++++ Collected material ++++

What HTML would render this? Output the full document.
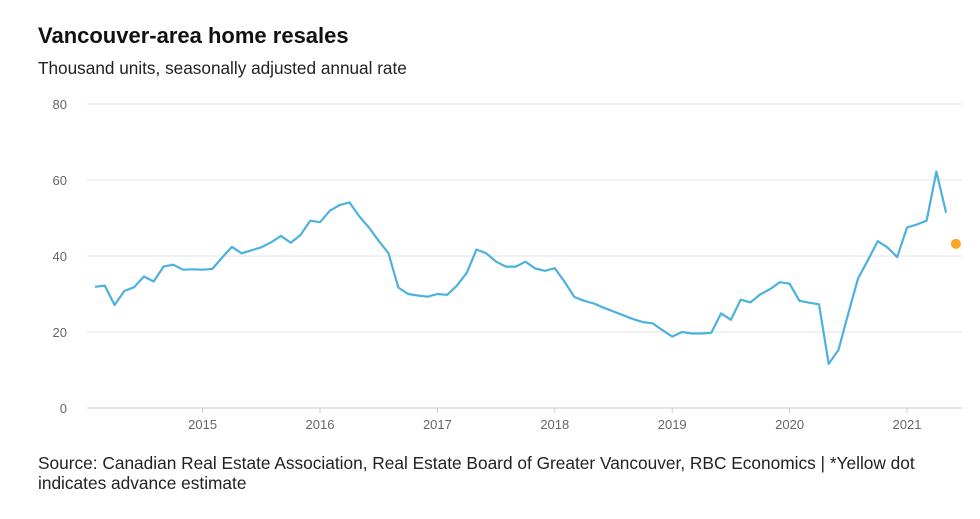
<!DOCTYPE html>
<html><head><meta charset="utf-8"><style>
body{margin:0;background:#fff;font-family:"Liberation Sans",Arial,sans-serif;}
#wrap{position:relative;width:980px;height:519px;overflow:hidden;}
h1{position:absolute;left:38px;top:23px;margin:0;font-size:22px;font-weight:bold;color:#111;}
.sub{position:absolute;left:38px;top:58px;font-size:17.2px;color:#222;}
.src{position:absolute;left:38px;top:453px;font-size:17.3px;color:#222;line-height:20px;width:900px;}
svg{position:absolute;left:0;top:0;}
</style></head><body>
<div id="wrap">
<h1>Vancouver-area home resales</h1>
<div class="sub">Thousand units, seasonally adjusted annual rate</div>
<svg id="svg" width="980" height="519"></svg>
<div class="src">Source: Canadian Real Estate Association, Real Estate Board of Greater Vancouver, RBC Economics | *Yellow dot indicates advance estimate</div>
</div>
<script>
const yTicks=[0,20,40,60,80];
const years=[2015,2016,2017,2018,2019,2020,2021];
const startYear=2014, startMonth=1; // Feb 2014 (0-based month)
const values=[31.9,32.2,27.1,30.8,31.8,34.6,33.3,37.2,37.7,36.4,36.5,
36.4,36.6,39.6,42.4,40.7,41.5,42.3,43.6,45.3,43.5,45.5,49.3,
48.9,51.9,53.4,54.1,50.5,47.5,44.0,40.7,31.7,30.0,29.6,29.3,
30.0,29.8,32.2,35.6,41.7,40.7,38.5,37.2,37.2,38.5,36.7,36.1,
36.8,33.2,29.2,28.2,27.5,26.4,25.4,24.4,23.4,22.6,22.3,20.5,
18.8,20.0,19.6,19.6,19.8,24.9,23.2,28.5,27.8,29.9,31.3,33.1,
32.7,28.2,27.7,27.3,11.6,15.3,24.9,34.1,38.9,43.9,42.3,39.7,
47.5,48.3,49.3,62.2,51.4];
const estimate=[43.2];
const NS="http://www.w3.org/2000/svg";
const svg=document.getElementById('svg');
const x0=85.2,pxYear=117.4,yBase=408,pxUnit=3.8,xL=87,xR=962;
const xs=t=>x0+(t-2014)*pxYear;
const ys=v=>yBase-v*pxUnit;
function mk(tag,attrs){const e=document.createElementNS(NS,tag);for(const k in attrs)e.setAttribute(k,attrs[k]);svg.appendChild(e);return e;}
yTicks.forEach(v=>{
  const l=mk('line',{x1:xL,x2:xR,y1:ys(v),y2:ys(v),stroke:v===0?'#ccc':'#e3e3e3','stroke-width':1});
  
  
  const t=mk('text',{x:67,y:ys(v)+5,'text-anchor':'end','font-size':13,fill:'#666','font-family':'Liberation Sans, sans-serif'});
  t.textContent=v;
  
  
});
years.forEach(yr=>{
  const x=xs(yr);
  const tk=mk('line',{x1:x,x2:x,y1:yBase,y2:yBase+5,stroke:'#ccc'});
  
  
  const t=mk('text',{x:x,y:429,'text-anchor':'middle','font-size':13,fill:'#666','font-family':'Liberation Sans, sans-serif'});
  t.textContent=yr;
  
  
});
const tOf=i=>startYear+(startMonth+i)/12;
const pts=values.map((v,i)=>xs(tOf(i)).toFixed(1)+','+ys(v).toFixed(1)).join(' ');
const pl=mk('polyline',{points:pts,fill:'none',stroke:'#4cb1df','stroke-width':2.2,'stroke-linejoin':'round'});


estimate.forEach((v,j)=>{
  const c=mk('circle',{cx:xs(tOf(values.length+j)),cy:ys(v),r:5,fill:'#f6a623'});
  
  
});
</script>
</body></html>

++++

Problem description =
Among the lines above, how many contain the string "document"? State the number alone.

Reply to the exercise =
3